I recently started on Galaxie's 1948 Chevy Aerosedan.  I ordered the original Lake Como Blue, which is a dynamite color.  I sanded the few seams off and primered the body.  Then I did my usual airbrush lacquer routine - a couple of mist coats, followed by a wet coat.  Well, the wet coat didn't work out.  I'm thinking I need to strip it, then when I reapply the paint do many more light coats to build it up, no medium or heavy coats, so that the flecks in the paint don't all flow around the (very slight) imperfections in the molding.  What do you all think?   Has something like this happened to you?  How did you deal with it?

 

Paint problem 1.jpg

Paint problem 2.jpg

Paint problem 3.jpg

Edited by sdbos777
Posted (edited)

Lacquer paints work in a specific way- they mechanically bond to the previous coat (be it the primer, or another color coat) by melting the previous coat. It looks like your wet coat was a little too hot, and that melted the primer and the plastic underneath as you waited for the solvent to gas off, allowing the grain of the bare plastic as-molded to show through into your colour coat. 

You could strip it and start from scratch, you could sand it and re-apply primer, or you could sand the color coat and mist on a few more light coats on top and let them cure, and then hit it with a few more mist coats plus a wet coat that hopefully won't bit into the previous coats and bring the grain of the plastic through to the surface again. Was your primer compatible with the top coat you used?

Edited by gman
Posted

I used Tamiya white spray-can primer and Scale Finishes Lake Como Blue, which I see now says "enamel" on the bottle.  Enamel should be ok over Tamiya primer, right?

Aerosedan Paint.jpg

Posted

Not necessarily- some enamels intended for 1:1 automotive use could still contain thinners hotter than a hobby lacquer can withstand. Does Scale Finishes recommend a specific primer for use with their paints?
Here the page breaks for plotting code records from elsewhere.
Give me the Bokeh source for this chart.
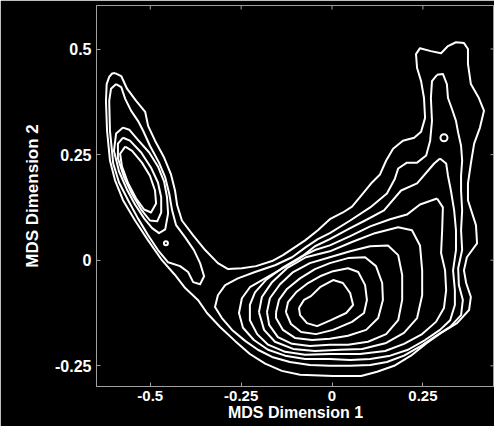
from bokeh.plotting import figure
from bokeh.models import FixedTicker
from bokeh.embed import file_html
from bokeh.resources import INLINE

# ---- data: contour lines (MDS dim 1, MDS dim 2) ----
outer_u = [(-0.597,0.443),(-0.580,0.436),(-0.564,0.406),(-0.539,0.377),(-0.514,0.351),(-0.506,0.318),
    (-0.487,0.283),(-0.462,0.243),(-0.443,0.203),(-0.432,0.165),(-0.426,0.130),(-0.413,0.094),(-0.382,0.059),
    (-0.349,0.024),(-0.314,-0.007),(-0.286,-0.021),(-0.248,-0.019),(-0.209,-0.014),(-0.165,-0.002),(-0.135,0.012),
    (-0.107,0.028),(-0.074,0.047),(-0.039,0.071),(-0.006,0.097),(0.030,0.113),(0.055,0.127),(0.083,0.156),
    (0.110,0.184),(0.132,0.203),(0.149,0.236),(0.168,0.264),(0.195,0.283),(0.226,0.290),(0.245,0.304),
    (0.256,0.337),(0.253,0.384),(0.245,0.424),(0.234,0.455),(0.231,0.488),(0.242,0.502),(0.272,0.495),
    (0.300,0.490),(0.319,0.507),(0.341,0.516),(0.363,0.514),(0.374,0.500),(0.374,0.465),(0.382,0.417),
    (0.404,0.384),(0.418,0.354),(0.407,0.314),(0.391,0.276),(0.382,0.229),(0.374,0.182),(0.374,0.142),
    (0.396,0.083),(0.399,0.040),(0.371,0.007),(0.363,-0.024),(0.369,-0.054),(0.382,-0.087),(0.377,-0.118),
    (0.344,-0.149),(0.300,-0.172),(0.261,-0.196),(0.217,-0.226),(0.171,-0.250),(0.124,-0.264),(0.080,-0.274),
    (0.003,-0.274),(-0.088,-0.271),(-0.138,-0.262),(-0.184,-0.245),(-0.226,-0.222),(-0.267,-0.191),
    (-0.308,-0.158),(-0.344,-0.125),(-0.369,-0.094),(-0.404,-0.066),(-0.432,-0.035),(-0.468,0.000),
    (-0.506,0.047),(-0.542,0.094),(-0.575,0.142),(-0.597,0.189),(-0.611,0.236),(-0.619,0.307),(-0.622,0.377),
    (-0.620,0.417),(-0.613,0.434),(-0.605,0.442),(-0.597,0.443)]

lobe_2 = [(-0.594,0.417),(-0.580,0.410),(-0.569,0.382),(-0.553,0.354),(-0.534,0.330),(-0.520,0.307),
    (-0.501,0.271),(-0.476,0.231),(-0.459,0.196),(-0.448,0.158),(-0.440,0.118),(-0.429,0.083),(-0.404,0.054),
    (-0.380,0.024),(-0.363,-0.007),(-0.352,-0.038),(-0.363,-0.057),(-0.382,-0.052),(-0.396,-0.028),
    (-0.418,-0.014),(-0.451,-0.005),(-0.479,0.024),(-0.506,0.059),(-0.534,0.099),(-0.561,0.142),(-0.586,0.184),
    (-0.602,0.229),(-0.611,0.307),(-0.613,0.377),(-0.608,0.406),(-0.594,0.417)]

lobe_3 = [(-0.575,0.314),(-0.558,0.309),(-0.534,0.285),(-0.503,0.255),(-0.479,0.222),(-0.462,0.186),
    (-0.454,0.149),(-0.451,0.111),(-0.459,0.073),(-0.476,0.064),(-0.495,0.076),(-0.517,0.099),(-0.542,0.132),
    (-0.564,0.167),(-0.586,0.210),(-0.600,0.259),(-0.594,0.300),(-0.575,0.314)]

lobe_4 = [(-0.575,0.290),(-0.556,0.283),(-0.525,0.255),(-0.498,0.219),(-0.479,0.184),(-0.470,0.149),
    (-0.470,0.113),(-0.481,0.092),(-0.501,0.094),(-0.525,0.120),(-0.550,0.156),(-0.572,0.196),(-0.589,0.241),
    (-0.589,0.276),(-0.575,0.290)]

lobe_5 = [(-0.569,0.269),(-0.550,0.259),(-0.523,0.231),(-0.501,0.200),(-0.487,0.165),(-0.484,0.134),
    (-0.498,0.113),(-0.517,0.120),(-0.539,0.146),(-0.561,0.182),(-0.578,0.222),(-0.583,0.252),(-0.569,0.269)]

body_1 = [(0.289,0.439),(0.305,0.441),(0.316,0.417),(0.319,0.384),(0.330,0.358),(0.341,0.330),(0.347,0.302),
    (0.355,0.271),(0.358,0.236),(0.355,0.200),(0.355,0.165),(0.358,0.118),(0.355,0.071),(0.358,0.024),
    (0.347,-0.019),(0.349,-0.059),(0.360,-0.094),(0.355,-0.130),(0.325,-0.158),(0.286,-0.179),(0.245,-0.203),
    (0.198,-0.226),(0.151,-0.241),(0.105,-0.248),(0.050,-0.250),(-0.006,-0.250),(-0.061,-0.248),(-0.116,-0.241),
    (-0.165,-0.229),(-0.204,-0.212),(-0.239,-0.191),(-0.275,-0.165),(-0.303,-0.137),(-0.322,-0.111),
    (-0.314,-0.083),(-0.294,-0.059),(-0.259,-0.043),(-0.212,-0.028),(-0.157,-0.012),(-0.110,0.007),
    (-0.072,0.031),(-0.039,0.050),(-0.006,0.064),(0.050,0.094),(0.105,0.125),(0.151,0.158),(0.173,0.193),
    (0.182,0.217),(0.206,0.231),(0.234,0.231),(0.259,0.248),(0.270,0.283),(0.275,0.330),(0.272,0.384),
    (0.275,0.424),(0.289,0.439)]

body_2 = [(0.297,0.241),(0.314,0.229),(0.319,0.200),(0.327,0.165),(0.336,0.118),(0.341,0.071),(0.341,0.024),
    (0.333,-0.024),(0.338,-0.071),(0.338,-0.106),(0.325,-0.142),(0.297,-0.165),(0.256,-0.189),(0.209,-0.212),
    (0.160,-0.226),(0.105,-0.234),(0.050,-0.236),(-0.006,-0.234),(-0.074,-0.234),(-0.129,-0.226),
    (-0.176,-0.212),(-0.215,-0.189),(-0.245,-0.160),(-0.256,-0.125),(-0.248,-0.090),(-0.226,-0.064),
    (-0.184,-0.043),(-0.135,-0.019),(-0.088,0.005),(-0.047,0.033),(-0.006,0.050),(0.050,0.076),(0.091,0.094),
    (0.143,0.118),(0.190,0.165),(0.234,0.182),(0.281,0.229),(0.297,0.241)]

body_3 = [(0.289,0.146),(0.305,0.125),(0.303,0.071),(0.300,0.017),(0.311,-0.024),(0.314,-0.071),
    (0.308,-0.113),(0.286,-0.146),(0.248,-0.175),(0.198,-0.198),(0.146,-0.215),(0.077,-0.222),(-0.006,-0.222),
    (-0.074,-0.224),(-0.129,-0.217),(-0.176,-0.200),(-0.206,-0.175),(-0.226,-0.142),(-0.226,-0.106),
    (-0.212,-0.076),(-0.182,-0.047),(-0.138,-0.019),(-0.088,0.007),(-0.047,0.024),(-0.006,0.035),
    (0.050,0.057),(0.105,0.080),(0.160,0.097),(0.206,0.108),(0.242,0.132),(0.289,0.146)]

body_4 = [(-0.201,-0.123),(-0.193,-0.087),(-0.165,-0.052),(-0.124,-0.019),(-0.072,0.007),(-0.006,0.021),
    (0.055,0.043),(0.118,0.064),(0.182,0.078),(0.220,0.071),(0.242,0.035),(0.248,-0.024),(0.248,-0.083),
    (0.234,-0.137),(0.198,-0.172),(0.149,-0.196),(0.083,-0.210),(0.022,-0.212),(-0.047,-0.215),
    (-0.107,-0.210),(-0.157,-0.193),(-0.187,-0.165),(-0.201,-0.123)]

body_5 = [(-0.179,-0.123),(-0.171,-0.090),(-0.143,-0.057),(-0.107,-0.028),(-0.061,-0.007),(-0.006,0.007),
    (0.050,0.021),(0.105,0.033),(0.154,0.035),(0.182,0.012),(0.193,-0.035),(0.193,-0.094),(0.182,-0.142),
    (0.149,-0.175),(0.099,-0.193),(0.044,-0.200),(-0.006,-0.200),(-0.061,-0.203),(-0.110,-0.198),
    (-0.149,-0.182),(-0.173,-0.153),(-0.179,-0.123)]

body_6 = [(-0.154,-0.123),(-0.146,-0.094),(-0.124,-0.068),(-0.088,-0.043),(-0.047,-0.021),(-0.006,-0.007),
    (0.044,0.005),(0.091,0.007),(0.121,-0.014),(0.138,-0.054),(0.140,-0.094),(0.127,-0.137),(0.094,-0.165),
    (0.044,-0.179),(-0.006,-0.186),(-0.055,-0.189),(-0.102,-0.184),(-0.135,-0.165),(-0.154,-0.137),
    (-0.154,-0.123)]

body_7 = [(-0.127,-0.123),(-0.121,-0.099),(-0.099,-0.076),(-0.066,-0.054),(-0.033,-0.038),(0.003,-0.026),
    (0.044,-0.019),(0.072,-0.028),(0.091,-0.059),(0.096,-0.094),(0.088,-0.125),(0.055,-0.146),(0.003,-0.165),
    (-0.044,-0.175),(-0.085,-0.170),(-0.113,-0.151),(-0.127,-0.123)]

body_8 = [(-0.091,-0.113),(-0.077,-0.094),(-0.058,-0.085),(-0.033,-0.064),(0.003,-0.047),(0.030,-0.054),
    (0.050,-0.078),(0.058,-0.106),(0.039,-0.125),(-0.003,-0.142),(-0.041,-0.156),(-0.069,-0.149),
    (-0.088,-0.130),(-0.091,-0.113)]

small_loops_x = [-0.457, 0.308]
small_loops_y = [0.040, 0.290]
small_loops_size = [4, 7]

x_ticks = [-0.5, -0.25, 0, 0.25]
x_tick_labels = ["-0.5", "-0.25", "0", "0.25"]
y_ticks = [-0.25, 0, 0.25, 0.5]
y_tick_labels = ["-0.25", "0", "0.25", "0.5"]

contours = [outer_u, lobe_2, lobe_3, lobe_4, lobe_5,
            body_1, body_2, body_3, body_4, body_5, body_6, body_7, body_8]

# ---- figure ----
FONT = "Liberation Sans"
AXIS_COLOR = "#a0a0a0"
X0, X1 = -0.648, 0.447
Y0, Y1 = -0.299, 0.603
W, H = 494, 426
BL, BR, BT, BB = 96, 0, 5, 40
TICK_PX = 4

p = figure(width=W, height=H, x_range=(X0, X1), y_range=(Y0, Y1),
           output_backend="svg", toolbar_location=None,
           min_border_left=BL, min_border_right=BR, min_border_top=BT, min_border_bottom=BB,
           background_fill_color="black", border_fill_color="black")
p.grid.visible = False
p.outline_line_color = AXIS_COLOR

for c in contours:
    p.line([pt[0] for pt in c], [pt[1] for pt in c], line_color="white", line_width=2,
           line_join="round")

p.scatter(small_loops_x, small_loops_y, size=small_loops_size, marker="circle",
          fill_color=None, line_color="white", line_width=2)

# inward ticks on the top and right edges of the box (mirrors of the bottom/left ticks)
dy = TICK_PX * (Y1 - Y0) / (H - BT - BB)
dx = TICK_PX * (X1 - X0) / (W - BL - BR)
p.segment(x0=x_ticks, y0=[Y1] * len(x_ticks), x1=x_ticks, y1=[Y1 - dy] * len(x_ticks),
          line_color=AXIS_COLOR, line_width=1)
p.segment(x0=[X1] * len(y_ticks), y0=y_ticks, x1=[X1 - dx] * len(y_ticks), y1=y_ticks,
          line_color=AXIS_COLOR, line_width=1)

def style_axis(ax, ticks, labels):
    ax.ticker = FixedTicker(ticks=ticks)
    ax.major_label_overrides = {t: l for t, l in zip(ticks, labels)}
    ax.axis_line_color = AXIS_COLOR
    ax.major_tick_line_color = AXIS_COLOR
    ax.major_tick_in = TICK_PX
    ax.major_tick_out = 0
    ax.minor_tick_line_color = None
    ax.major_label_text_color = "white"
    ax.major_label_text_font = FONT
    ax.major_label_text_font_style = "bold"
    ax.major_label_text_font_size = "15px"
    ax.axis_label_text_color = "white"
    ax.axis_label_text_font = FONT
    ax.axis_label_text_font_style = "bold"
    ax.axis_label_text_font_size = "16px"

xa = p.xaxis[0]
style_axis(xa, x_ticks, x_tick_labels)
xa.axis_label = "MDS Dimension 1"
xa.major_label_standoff = 4
xa.axis_label_standoff = 0

ya = p.yaxis[0]
style_axis(ya, y_ticks, y_tick_labels)
ya.major_label_text_font_size = "16px"
ya.axis_label_text_font_size = "17px"
ya.axis_label = "MDS Dimension 2"
ya.major_label_standoff = 5
ya.axis_label_standoff = 10

open("out.html", "w").write(file_html(p, INLINE))
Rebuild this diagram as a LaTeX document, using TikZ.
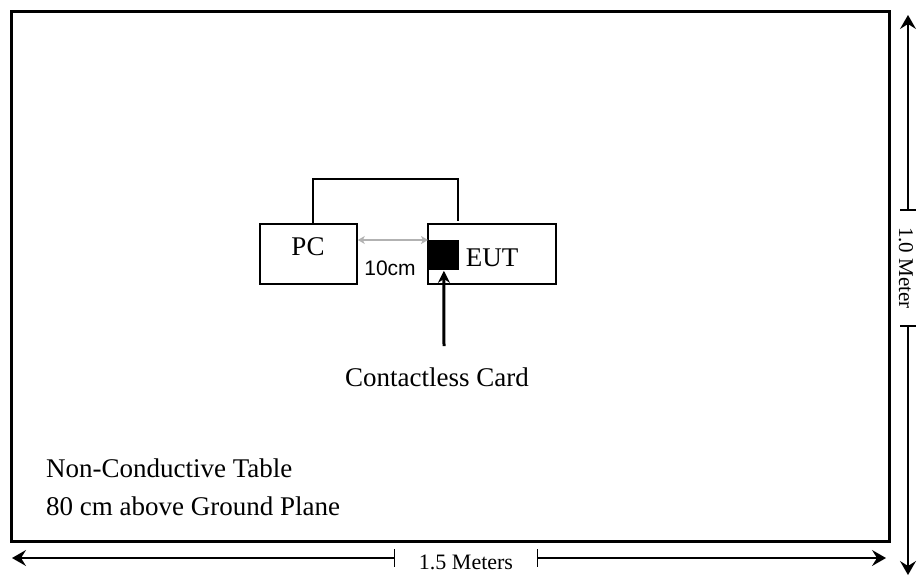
\documentclass[tikz,border=0pt]{standalone}
\usepackage{fontspec}
\setmainfont{Liberation Serif}
\setsansfont{Liberation Sans}
\usetikzlibrary{positioning,calc,arrows.meta}

\begin{document}
\begin{tikzpicture}[x=0.5pt, y=-0.5pt,
    every node/.style={font=\fontsize{13.5}{15}\selectfont},
    >={Stealth[length=7pt, width=8pt, inset=2.5pt]},
    unitbox/.style={draw, line width=0.8pt, inner sep=0pt, minimum width=48.5pt, minimum height=30pt},
    dimline/.style={line width=0.7pt}]
  \useasboundingbox (0,0) rectangle (917,580);
  \clip (0,0) rectangle (917,580);

  % table outline
  \node[draw, line width=1.3pt, inner sep=0pt, minimum width=439pt, minimum height=265pt, anchor=north west] (table) at (10,10) {};

  % units on the table
  \node[unitbox] (pc) at (308.5,254) {};
  \node (pctext) at (308,247) {PC};
  \node[unitbox, minimum width=64pt] (eut) at (492,254) {};
  \node (euttext) at (492,258) {EUT};
  \node[fill=black, inner sep=0pt, minimum width=15.5pt, minimum height=15pt, anchor=north west] (card) at (428,240) {};

  \draw[line width=0.8pt] ([xshift=2.25pt]pc.north) -- ++(0,-44) -| ([xshift=-17pt,yshift=1pt]eut.north);

  % spacing
  \draw[<->, gray!60, line width=0.7pt, >={Stealth[length=3.5pt, width=4pt, inset=1pt]}] (pc.east |- card.north) -- (card.north west);
  \node[font=\sffamily\fontsize{10.5}{12}\selectfont] (gap) at (390,268) {10cm};

  % contactless card
  \node (cardtext) at (437,377) {Contactless Card};
  \coordinate (cardfoot) at (444,346);
  \draw[->, line width=1.5pt, >={Stealth[length=6pt, width=6pt]}] (cardfoot) -- (card.south);

  \node[anchor=west] (tablename) at (39,468) {Non-Conductive Table};
  \node[anchor=west] (tableheight) at (39,506) {80 cm above Ground Plane};

  % width dimension
  \coordinate (wl) at (12,558);
  \coordinate (wr) at (886,558);
  \node[font=\fontsize{11}{13}\selectfont, inner sep=0pt, minimum width=71pt] (wlabel) at (466,562) {1.5 Meters};
  \draw[<-, dimline] (wl) -- (wlabel.west |- wl);
  \draw[->, dimline] (wlabel.east |- wr) -- (wr);
  \draw[dimline] ($(wlabel.west |- wl)+(0,-9)$) -- ++(0,18);
  \draw[dimline] ($(wlabel.east |- wr)+(0,-9)$) -- ++(0,18);

  % depth dimension
  \coordinate (ht) at (908,15);
  \coordinate (hb) at (908,575);
  \node[rotate=-90, font=\fontsize{10.5}{12}\selectfont, inner sep=0pt, minimum width=57.5pt] (hlabel) at (906,268) {1.0 Meter};
  \draw[<-, dimline] (ht) -- (ht |- hlabel.west);
  \draw[->, dimline] (hb |- hlabel.east) -- (hb);
  \draw[dimline] ($(ht |- hlabel.west)+(-8,0)$) -- ++(16,0);
  \draw[dimline] ($(hb |- hlabel.east)+(-8,0)$) -- ++(16,0);
\end{tikzpicture}
\end{document}
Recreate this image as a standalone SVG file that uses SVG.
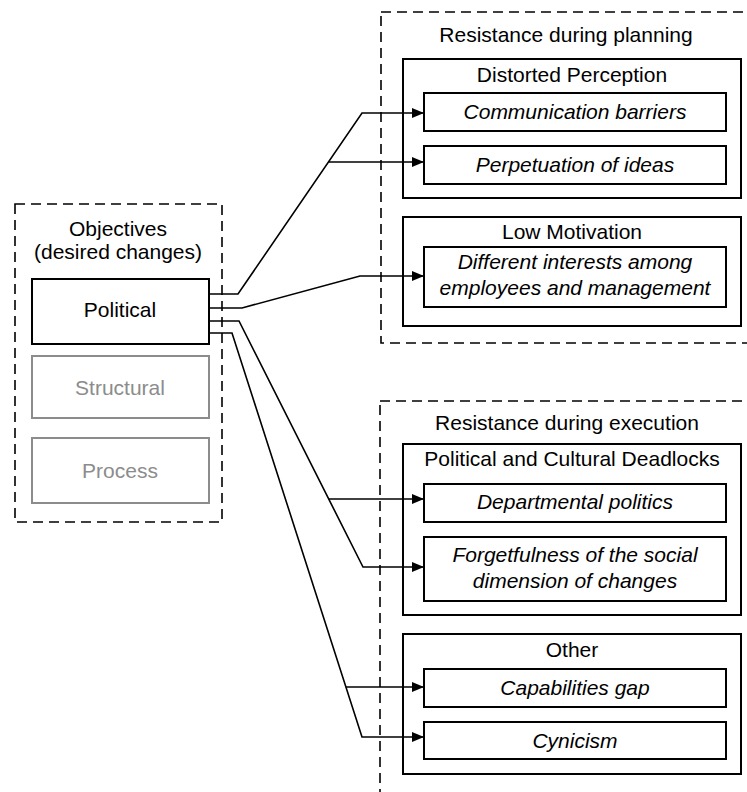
<svg xmlns="http://www.w3.org/2000/svg" width="747" height="792" viewBox="0 0 747 792">
  <style>
    text { font-family: "Liberation Sans", Arial, sans-serif; font-size: 21px; fill: #000; text-anchor: middle; }
    text.it { font-style: italic; }
    text.dim { fill: #8c8c8c; }
    .group { fill: none; stroke: #000; stroke-width: 1.6; stroke-dasharray: 10 6; }
    .box { fill: #fff; stroke: #000; stroke-width: 2; }
    .box.dim { stroke: #8c8c8c; }
    .edge { fill: none; stroke: #000; stroke-width: 1.6; }
  </style>
  <defs>
    <marker id="arrow" markerUnits="userSpaceOnUse" markerWidth="12" markerHeight="12" viewBox="0 0 12 12" refX="12" refY="6" orient="auto">
      <path d="M0,1 L12,6 L0,11 Z" fill="#000"/>
    </marker>
  </defs>

  <rect width="747" height="792" fill="#fff"/>

  <!-- Objectives -->
  <g id="objectives">
    <rect class="group" x="15" y="204" width="207" height="318"/>
    <text x="118" y="236">Objectives</text>
    <text x="118" y="259">(desired changes)</text>
  </g>
  <g id="political">
    <rect class="box" x="32" y="279" width="177" height="65"/>
    <text x="120" y="317">Political</text>
  </g>
  <g id="structural">
    <rect class="box dim" x="32" y="356" width="177" height="62"/>
    <text class="dim" x="120" y="395">Structural</text>
  </g>
  <g id="process">
    <rect class="box dim" x="32" y="438" width="177" height="65"/>
    <text class="dim" x="120" y="478">Process</text>
  </g>

  <!-- Resistance during planning -->
  <g id="planning">
    <rect class="group" x="381" y="12" width="372" height="331"/>
    <text x="566" y="42">Resistance during planning</text>
  </g>
  <g id="distorted-perception">
    <rect class="box" x="403" y="59" width="338" height="139"/>
    <text x="572" y="82">Distorted Perception</text>
  </g>
  <g id="communication-barriers">
    <rect class="box" x="424" y="93" width="302" height="38"/>
    <text class="it" x="575" y="119">Communication barriers</text>
  </g>
  <g id="perpetuation-of-ideas">
    <rect class="box" x="424" y="146" width="302" height="38"/>
    <text class="it" x="575" y="172">Perpetuation of ideas</text>
  </g>
  <g id="low-motivation">
    <rect class="box" x="403" y="217" width="338" height="109"/>
    <text x="572" y="239">Low Motivation</text>
  </g>
  <g id="different-interests">
    <rect class="box" x="424" y="247" width="302" height="60"/>
    <text class="it" x="575" y="269">Different interests among</text>
    <text class="it" x="575" y="295">employees and management</text>
  </g>

  <!-- Resistance during execution -->
  <g id="execution">
    <rect class="group" x="380" y="401" width="373" height="410"/>
    <text x="567" y="430">Resistance during execution</text>
  </g>
  <g id="political-cultural-deadlocks">
    <rect class="box" x="403" y="444" width="338" height="171"/>
    <text x="572" y="466">Political and Cultural Deadlocks</text>
  </g>
  <g id="departmental-politics">
    <rect class="box" x="424" y="484" width="302" height="38"/>
    <text class="it" x="575" y="509">Departmental politics</text>
  </g>
  <g id="forgetfulness">
    <rect class="box" x="424" y="537" width="302" height="64"/>
    <text class="it" x="575" y="562">Forgetfulness of the social</text>
    <text class="it" x="575" y="588">dimension of changes</text>
  </g>
  <g id="other">
    <rect class="box" x="403" y="634" width="338" height="140"/>
    <text x="572" y="657">Other</text>
  </g>
  <g id="capabilities-gap">
    <rect class="box" x="424" y="669" width="302" height="38"/>
    <text class="it" x="575" y="695">Capabilities gap</text>
  </g>
  <g id="cynicism">
    <rect class="box" x="424" y="722" width="302" height="37"/>
    <text class="it" x="575" y="748">Cynicism</text>
  </g>

  <!-- Connectors -->
  <g id="connectors">
    <path class="edge" marker-end="url(#arrow)" d="M209,294 H238 L362,113 H424"/>
    <path class="edge" marker-end="url(#arrow)" d="M328.4,162 H424"/>
    <path class="edge" marker-end="url(#arrow)" d="M209,308 H242 L360,276 H424"/>
    <path class="edge" marker-end="url(#arrow)" d="M209,321 H239 L363,567 H424"/>
    <path class="edge" marker-end="url(#arrow)" d="M328.7,499 H424"/>
    <path class="edge" marker-end="url(#arrow)" d="M209,333 H232 L362,737 H424"/>
    <path class="edge" marker-end="url(#arrow)" d="M345.9,687 H424"/>
  </g>
</svg>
Failing direction from the paint supplier, a good automotive lacquer-based primer (Duplicolor, Plastikote) would likely hold up well. Spray some test panels on a junk body with mist coats and a wet coat to see if that sorts things out.

  • 3 weeks later...
Posted

I stripped the paint with thinner, then sanded an applied Tamiya primer.  I applied lighter coats and the results are much better.  There is still a bit of non-glossy roughness in some tiny patches of the paint, a problem I've been having with the Scale Finishes.  (See my upcoming post on paint issues with the Trumpeter 78 Monte Carlo).  I'm hopeful that some light sanding/buffing and clear coat will cover those flaws.  Here are pics of the new, good results.

Second Paint 1.jpg

Second Paint 2.jpg

Posted

I think it looks great now.  To my way of building, I wouldn't mess with it anymore.  I wouldn't even try to rub it out, but I'm unusual that way.  Looks good, glad you got it fixed.  

Posted

What you have there in the upper shots is, again, the classic "crazing" of lacquer paints being too "hot" for the crapp styrene kits have been made from in recent memory.

The indisputable giveaway is the 'swirl' patterns visible where the molten plastic flowed into the molds (very noticeable on the hood, looking almost like cracks, and the longitudinal line on the roof) producing slight differences in density, and clearly showing when the "hot" thinner in the paint attacks the surface.

Obviously, you've done a good job of dealing with the problem.

If you WANT to take the finish to the next level, be aware that SANDING AND POLISHING METALLIC PAINTS OFTEN PRODUCES A "MOTTLED" EFFECT WHERE THE SMALL METAL PARTICLES ARE UNEVENLY UNCOVERED BY THE SANDING / POLISHING PROCESS.

If this happens, the only remedy is to shoot one more perfect non-orange-peeled coat over the whole thing, let it flash, and shoot clear. DO NOT SAND AFTER THE LAST COAT OF COLOR IN THIS CASE.

If you're NOT trying to bury orange-peel, I've found that 3 coats of Testors lacquer clear is usually enough to allow careful sanding and polishing without "burn-through" into the underlying color...but 4 or 5 is safer.